To do -
Restate the material word for word and leave out anything that is a picture.
# # # # #
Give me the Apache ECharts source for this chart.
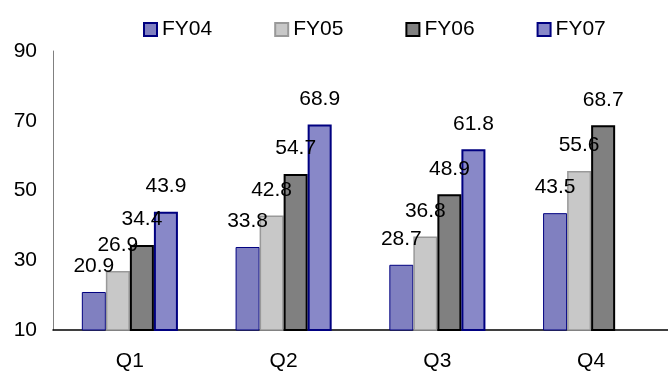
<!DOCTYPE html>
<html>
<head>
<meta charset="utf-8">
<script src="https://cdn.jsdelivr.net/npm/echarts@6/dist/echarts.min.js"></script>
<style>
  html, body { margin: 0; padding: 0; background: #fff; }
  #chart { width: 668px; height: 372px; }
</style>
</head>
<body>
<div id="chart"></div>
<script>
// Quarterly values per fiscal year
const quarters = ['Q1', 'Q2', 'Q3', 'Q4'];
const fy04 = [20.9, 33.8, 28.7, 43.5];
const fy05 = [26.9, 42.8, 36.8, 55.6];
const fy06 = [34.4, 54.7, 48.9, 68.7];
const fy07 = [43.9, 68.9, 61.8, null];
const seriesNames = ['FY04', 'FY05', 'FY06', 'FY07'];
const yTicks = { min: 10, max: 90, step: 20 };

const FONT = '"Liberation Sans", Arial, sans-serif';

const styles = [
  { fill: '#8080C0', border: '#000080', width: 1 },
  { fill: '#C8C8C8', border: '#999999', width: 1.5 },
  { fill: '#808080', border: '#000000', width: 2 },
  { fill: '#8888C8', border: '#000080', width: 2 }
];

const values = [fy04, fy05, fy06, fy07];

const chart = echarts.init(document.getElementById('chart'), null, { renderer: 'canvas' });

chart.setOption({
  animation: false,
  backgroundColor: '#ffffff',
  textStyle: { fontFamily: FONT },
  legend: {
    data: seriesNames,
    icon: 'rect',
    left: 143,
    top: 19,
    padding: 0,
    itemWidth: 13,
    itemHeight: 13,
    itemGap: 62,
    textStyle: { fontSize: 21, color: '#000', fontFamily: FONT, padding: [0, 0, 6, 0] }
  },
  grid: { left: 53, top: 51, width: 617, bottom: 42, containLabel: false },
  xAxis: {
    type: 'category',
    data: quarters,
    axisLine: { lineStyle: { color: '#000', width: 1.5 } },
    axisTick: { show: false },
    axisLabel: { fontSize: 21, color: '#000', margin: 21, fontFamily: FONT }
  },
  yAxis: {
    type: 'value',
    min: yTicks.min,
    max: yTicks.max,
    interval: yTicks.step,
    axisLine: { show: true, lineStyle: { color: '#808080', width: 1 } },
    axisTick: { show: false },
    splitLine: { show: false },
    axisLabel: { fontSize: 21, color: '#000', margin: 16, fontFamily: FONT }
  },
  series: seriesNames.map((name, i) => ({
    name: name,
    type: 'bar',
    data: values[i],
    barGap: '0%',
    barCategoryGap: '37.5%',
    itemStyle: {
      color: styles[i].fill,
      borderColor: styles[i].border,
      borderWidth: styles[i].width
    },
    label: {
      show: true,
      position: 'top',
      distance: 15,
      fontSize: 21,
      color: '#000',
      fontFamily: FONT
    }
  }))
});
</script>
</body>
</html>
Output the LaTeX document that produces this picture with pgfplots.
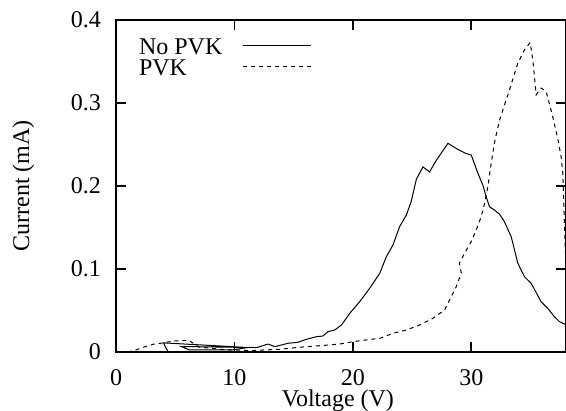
# # # # #
Completed task -
Give me the Apache ECharts source for this chart.
<!DOCTYPE html>
<html>
<head>
<meta charset="utf-8">
<script src="https://cdn.jsdelivr.net/npm/echarts@6/dist/echarts.min.js"></script>
<style>
  html, body { margin: 0; padding: 0; background: #fff; }
  #chart { width: 668px; height: 372px; }
</style>
</head>
<body>
<div id="chart"></div>
<script>
// Quarterly values per fiscal year
const quarters = ['Q1', 'Q2', 'Q3', 'Q4'];
const fy04 = [20.9, 33.8, 28.7, 43.5];
const fy05 = [26.9, 42.8, 36.8, 55.6];
const fy06 = [34.4, 54.7, 48.9, 68.7];
const fy07 = [43.9, 68.9, 61.8, null];
const seriesNames = ['FY04', 'FY05', 'FY06', 'FY07'];
const yTicks = { min: 10, max: 90, step: 20 };

const FONT = '"Liberation Sans", Arial, sans-serif';

const styles = [
  { fill: '#8080C0', border: '#000080', width: 1 },
  { fill: '#C8C8C8', border: '#999999', width: 1.5 },
  { fill: '#808080', border: '#000000', width: 2 },
  { fill: '#8888C8', border: '#000080', width: 2 }
];

const values = [fy04, fy05, fy06, fy07];

const chart = echarts.init(document.getElementById('chart'), null, { renderer: 'canvas' });

chart.setOption({
  animation: false,
  backgroundColor: '#ffffff',
  textStyle: { fontFamily: FONT },
  legend: {
    data: seriesNames,
    icon: 'rect',
    left: 143,
    top: 19,
    padding: 0,
    itemWidth: 13,
    itemHeight: 13,
    itemGap: 62,
    textStyle: { fontSize: 21, color: '#000', fontFamily: FONT, padding: [0, 0, 6, 0] }
  },
  grid: { left: 53, top: 51, width: 617, bottom: 42, containLabel: false },
  xAxis: {
    type: 'category',
    data: quarters,
    axisLine: { lineStyle: { color: '#000', width: 1.5 } },
    axisTick: { show: false },
    axisLabel: { fontSize: 21, color: '#000', margin: 21, fontFamily: FONT }
  },
  yAxis: {
    type: 'value',
    min: yTicks.min,
    max: yTicks.max,
    interval: yTicks.step,
    axisLine: { show: true, lineStyle: { color: '#808080', width: 1 } },
    axisTick: { show: false },
    splitLine: { show: false },
    axisLabel: { fontSize: 21, color: '#000', margin: 16, fontFamily: FONT }
  },
  series: seriesNames.map((name, i) => ({
    name: name,
    type: 'bar',
    data: values[i],
    barGap: '0%',
    barCategoryGap: '37.5%',
    itemStyle: {
      color: styles[i].fill,
      borderColor: styles[i].border,
      borderWidth: styles[i].width
    },
    label: {
      show: true,
      position: 'top',
      distance: 15,
      fontSize: 21,
      color: '#000',
      fontFamily: FONT
    }
  }))
});
</script>
</body>
</html>
Output the LaTeX document that produces this picture with pgfplots.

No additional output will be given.